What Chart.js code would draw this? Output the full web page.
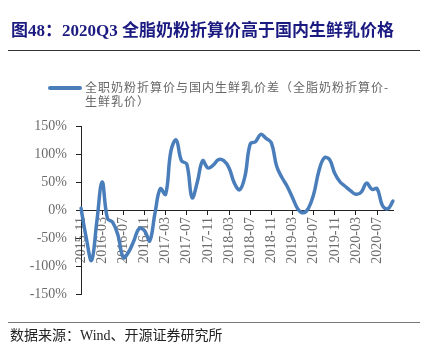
<!DOCTYPE html>
<html>
<head>
<meta charset="utf-8">
<script src="https://cdn.jsdelivr.net/npm/chart.js@4/dist/chart.umd.min.js"></script>
<style>
  html, body { margin: 0; padding: 0; background: #fff; }
  body { width: 428px; height: 362px; position: relative; overflow: hidden; }
  #title {
    position: absolute; left: 11px; top: 16px;
    font: bold 17px "Liberation Serif", "Noto Sans CJK SC", serif;
    color: #1a1a80; white-space: nowrap;
  }
  #rule1 { position: absolute; left: 8px; right: 8px; top: 50px; height: 1px; background: #333; }
  #legend {
    position: absolute; left: 48px; top: 80px;
    font: 12px "Noto Sans CJK SC", sans-serif; color: #666;
    letter-spacing: 1px; line-height: 14px;
  }
  #legend .swatch {
    position: absolute; left: 0; top: 6px; width: 34px; height: 4px;
    border-radius: 2px; background: #4a7ebb;
  }
  #legend .txt { margin-left: 37px; white-space: nowrap; }
  #rule2 { position: absolute; left: 8px; right: 8px; top: 322px; height: 1px; background: #777; }
  #source {
    position: absolute; left: 10px; top: 324px;
    font: 14px "Liberation Serif", "Noto Sans CJK SC", serif; color: #222; white-space: nowrap;
  }
  #diffChart { position: absolute; left: 0; top: 0; }
</style>
</head>
<body>
<canvas id="diffChart" width="428" height="362"></canvas>
<div id="title">图48：2020Q3 全脂奶粉折算价高于国内生鲜乳价格</div>
<div id="rule1"></div>
<div id="legend"><span class="swatch"></span><div class="txt">全职奶粉折算价与国内生鲜乳价差（全脂奶粉折算价-<br>生鲜乳价）</div></div>
<div id="rule2"></div>
<div id="source">数据来源：Wind、开源证券研究所</div>
<script>
// months 2015-11 .. 2020-10
const months = [
    "2015-11", "2015-12", "2016-01", "2016-02", "2016-03", "2016-04", "2016-05", "2016-06",
    "2016-07", "2016-08", "2016-09", "2016-10", "2016-11", "2016-12", "2017-01", "2017-02",
    "2017-03", "2017-04", "2017-05", "2017-06", "2017-07", "2017-08", "2017-09", "2017-10",
    "2017-11", "2017-12", "2018-01", "2018-02", "2018-03", "2018-04", "2018-05", "2018-06",
    "2018-07", "2018-08", "2018-09", "2018-10", "2018-11", "2018-12", "2019-01", "2019-02",
    "2019-03", "2019-04", "2019-05", "2019-06", "2019-07", "2019-08", "2019-09", "2019-10",
    "2019-11", "2019-12", "2020-01", "2020-02", "2020-03", "2020-04", "2020-05", "2020-06",
    "2020-07", "2020-08", "2020-09", "2020-10",
];

// price gap, %
const priceGap = [
    3, -50, -90, -20, 50, -15, -22, -45,
    -85, -75, -55, -33, -37, -55, -5, 38,
    28, 105, 125, 88, 82, 22, 50, 88,
    75, 80, 90, 88, 75, 48, 36, 60,
    118, 122, 135, 128, 120, 78, 58, 42,
    22, 2, -5, 3, 28, 70, 93, 90,
    65, 50, 42, 34, 28, 32, 48, 37,
    38, 8, 2, 16,
];

const yTicks = [-150, -100, -50, 0, 50, 100, 150];

const tickColor = "#6b6b6b";

new Chart(document.getElementById('diffChart'), {
    type: "line",
    data: {
        labels: months,
        datasets: [
            {
                label: "全职奶粉折算价与国内生鲜乳价差（全脂奶粉折算价-生鲜乳价）",
                data: priceGap,
                borderColor: "#4a7ebb",
                borderWidth: 3.5,
                pointRadius: 0,
                tension: 0.4,
                borderCapStyle: "round",
                borderJoinStyle: "round",
                fill: false,
            }
        ]
    },
    options: {
        responsive: false,
        animation: false,
        devicePixelRatio: 1,
        layout: { padding: { top: 126, bottom: 68, left: 0, right: 35 } },
        plugins: {
            legend: { display: false },
            tooltip: { enabled: false },
        },
        scales: {
            x: {
                position: { y: 0 },
                offset: false,
                afterFit: (scale) => { scale.height = 0; },
                border: { display: true, color: "#222", width: 1 },
                grid: { drawOnChartArea: false, tickLength: 4, color: "#222" },
                ticks: {
                    autoSkip: false,
                    minRotation: 90,
                    maxRotation: 90,
                    padding: 3,
                    font: { family: "'Liberation Serif', serif", size: 14 },
                    color: tickColor,
                    callback: function (val, i) {
                        return i % 4 === 0 ? months[i] : null;
                    },
                },
            },
            y: {
                min: -150,
                max: 150,
                afterFit: (scale) => { scale.width = 81; },
                afterBuildTicks: (scale) => { scale.ticks = yTicks.map(v => ({ value: v })); },
                border: { display: true, color: "#222", width: 1 },
                grid: { drawOnChartArea: false, tickLength: 5, color: "#222" },
                ticks: {
                    padding: 9,
                    font: { family: "'Liberation Serif', serif", size: 14 },
                    color: tickColor,
                    callback: (v) => v + "%",
                },
            },
        },
    },
});
</script>
</body>
</html>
════
The task:
Leave every image out, and retype the material exactly.

Output below:
What Chart.js code would draw this? Output the full web page.
<!DOCTYPE html>
<html>
<head>
<meta charset="utf-8">
<script src="https://cdn.jsdelivr.net/npm/chart.js@4/dist/chart.umd.min.js"></script>
<style>
  html, body { margin: 0; padding: 0; background: #fff; }
  body { width: 428px; height: 362px; position: relative; overflow: hidden; }
  #title {
    position: absolute; left: 11px; top: 16px;
    font: bold 17px "Liberation Serif", "Noto Sans CJK SC", serif;
    color: #1a1a80; white-space: nowrap;
  }
  #rule1 { position: absolute; left: 8px; right: 8px; top: 50px; height: 1px; background: #333; }
  #legend {
    position: absolute; left: 48px; top: 80px;
    font: 12px "Noto Sans CJK SC", sans-serif; color: #666;
    letter-spacing: 1px; line-height: 14px;
  }
  #legend .swatch {
    position: absolute; left: 0; top: 6px; width: 34px; height: 4px;
    border-radius: 2px; background: #4a7ebb;
  }
  #legend .txt { margin-left: 37px; white-space: nowrap; }
  #rule2 { position: absolute; left: 8px; right: 8px; top: 322px; height: 1px; background: #777; }
  #source {
    position: absolute; left: 10px; top: 324px;
    font: 14px "Liberation Serif", "Noto Sans CJK SC", serif; color: #222; white-space: nowrap;
  }
  #diffChart { position: absolute; left: 0; top: 0; }
</style>
</head>
<body>
<canvas id="diffChart" width="428" height="362"></canvas>
<div id="title">图48：2020Q3 全脂奶粉折算价高于国内生鲜乳价格</div>
<div id="rule1"></div>
<div id="legend"><span class="swatch"></span><div class="txt">全职奶粉折算价与国内生鲜乳价差（全脂奶粉折算价-<br>生鲜乳价）</div></div>
<div id="rule2"></div>
<div id="source">数据来源：Wind、开源证券研究所</div>
<script>
// months 2015-11 .. 2020-10
const months = [
    "2015-11", "2015-12", "2016-01", "2016-02", "2016-03", "2016-04", "2016-05", "2016-06",
    "2016-07", "2016-08", "2016-09", "2016-10", "2016-11", "2016-12", "2017-01", "2017-02",
    "2017-03", "2017-04", "2017-05", "2017-06", "2017-07", "2017-08", "2017-09", "2017-10",
    "2017-11", "2017-12", "2018-01", "2018-02", "2018-03", "2018-04", "2018-05", "2018-06",
    "2018-07", "2018-08", "2018-09", "2018-10", "2018-11", "2018-12", "2019-01", "2019-02",
    "2019-03", "2019-04", "2019-05", "2019-06", "2019-07", "2019-08", "2019-09", "2019-10",
    "2019-11", "2019-12", "2020-01", "2020-02", "2020-03", "2020-04", "2020-05", "2020-06",
    "2020-07", "2020-08", "2020-09", "2020-10",
];

// price gap, %
const priceGap = [
    3, -50, -90, -20, 50, -15, -22, -45,
    -85, -75, -55, -33, -37, -55, -5, 38,
    28, 105, 125, 88, 82, 22, 50, 88,
    75, 80, 90, 88, 75, 48, 36, 60,
    118, 122, 135, 128, 120, 78, 58, 42,
    22, 2, -5, 3, 28, 70, 93, 90,
    65, 50, 42, 34, 28, 32, 48, 37,
    38, 8, 2, 16,
];

const yTicks = [-150, -100, -50, 0, 50, 100, 150];

const tickColor = "#6b6b6b";

new Chart(document.getElementById('diffChart'), {
    type: "line",
    data: {
        labels: months,
        datasets: [
            {
                label: "全职奶粉折算价与国内生鲜乳价差（全脂奶粉折算价-生鲜乳价）",
                data: priceGap,
                borderColor: "#4a7ebb",
                borderWidth: 3.5,
                pointRadius: 0,
                tension: 0.4,
                borderCapStyle: "round",
                borderJoinStyle: "round",
                fill: false,
            }
        ]
    },
    options: {
        responsive: false,
        animation: false,
        devicePixelRatio: 1,
        layout: { padding: { top: 126, bottom: 68, left: 0, right: 35 } },
        plugins: {
            legend: { display: false },
            tooltip: { enabled: false },
        },
        scales: {
            x: {
                position: { y: 0 },
                offset: false,
                afterFit: (scale) => { scale.height = 0; },
                border: { display: true, color: "#222", width: 1 },
                grid: { drawOnChartArea: false, tickLength: 4, color: "#222" },
                ticks: {
                    autoSkip: false,
                    minRotation: 90,
                    maxRotation: 90,
                    padding: 3,
                    font: { family: "'Liberation Serif', serif", size: 14 },
                    color: tickColor,
                    callback: function (val, i) {
                        return i % 4 === 0 ? months[i] : null;
                    },
                },
            },
            y: {
                min: -150,
                max: 150,
                afterFit: (scale) => { scale.width = 81; },
                afterBuildTicks: (scale) => { scale.ticks = yTicks.map(v => ({ value: v })); },
                border: { display: true, color: "#222", width: 1 },
                grid: { drawOnChartArea: false, tickLength: 5, color: "#222" },
                ticks: {
                    padding: 9,
                    font: { family: "'Liberation Serif', serif", size: 14 },
                    color: tickColor,
                    callback: (v) => v + "%",
                },
            },
        },
    },
});
</script>
</body>
</html>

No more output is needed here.